No to “competitive markets”! Yes to nationalisation!
The solution – which is staring everyone in the face – is not to try and artificially create competition in the name of efficiency, but to take these giant monopolies that have been created by capitalism and put them under democratic and public ownership – that is, to nationalise the energy industry and put it under workers’ control. Such a measure, despite having never been mentioned by any of the major political parties, is known to be extremely popular, with surveys showing that 68% of people support the idea of nationalising the energy companies.
After years of rising bills and cold winters, ordinary people have lost all faith in the ability of market to provide their basic needs. The apologists of capitalism themselves are aware of this anger and loss of trust in their system, as indicated by the article by Allister Heath, the editor City AM, from last year entitled “There is sadly mass support for nationalisation and price controls”. Commenting on the results of the surveys mentioned previously, Heath remarks:
“Slowly but surely, the public is turning its back on the free market economy and re-embracing an atavistic version of socialism which, if implemented, would end in tears. On some economic issues, the public is far more left-wing than the Tories realise or that Labour can believe.
“…Supporters of a market economy have a very big problem. Unless they address the concerns of the public, they will be annihilated.”

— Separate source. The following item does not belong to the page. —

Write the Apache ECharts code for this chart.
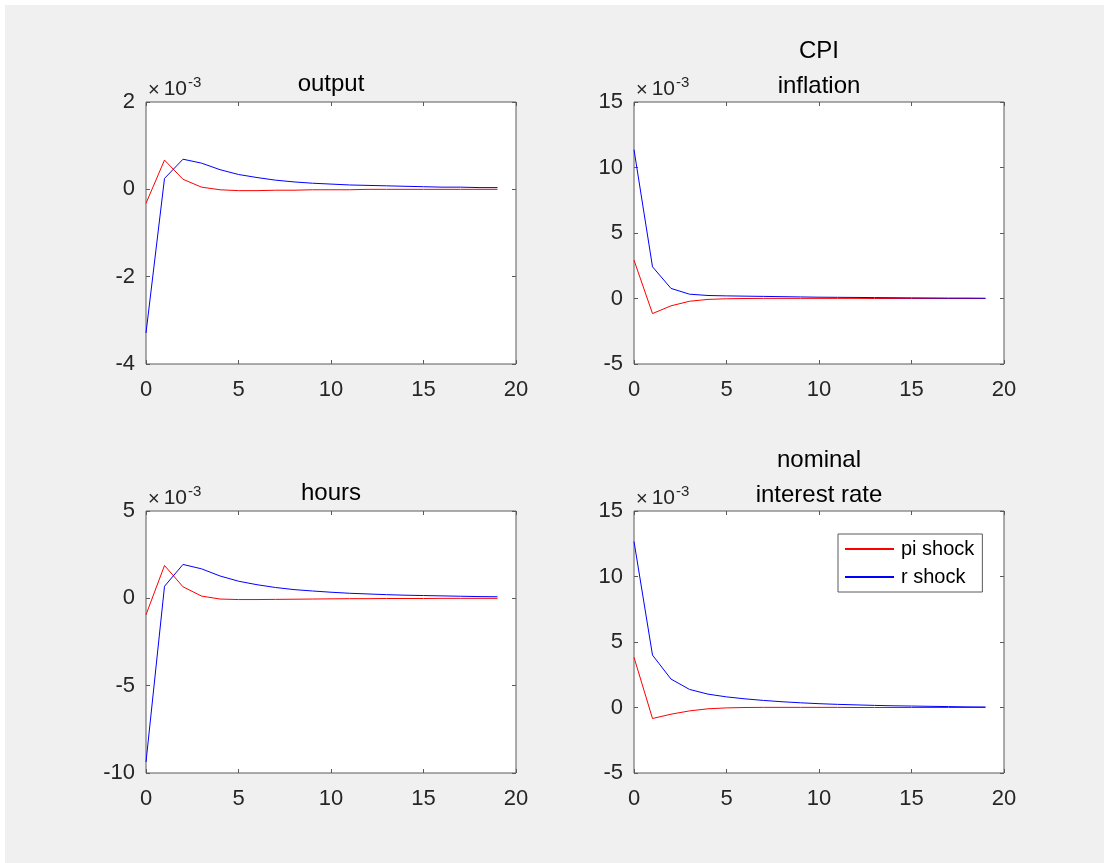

Heath’s words indicate the real concerns of the capitalists and help to shed light on the rationale behind the latest distraction of the CMA’s competition review. The representatives of capital understand that they must be seen to be doing something to address the problems facing increasingly impoverished families. But all their attempts will be in vain. For real, genuine, and long-lasting change, we must tackle the root problem and fight for the socialist transformation of society. Only in this way can we guarantee that the needs of the vast majority of society are met rather than the profits of the few.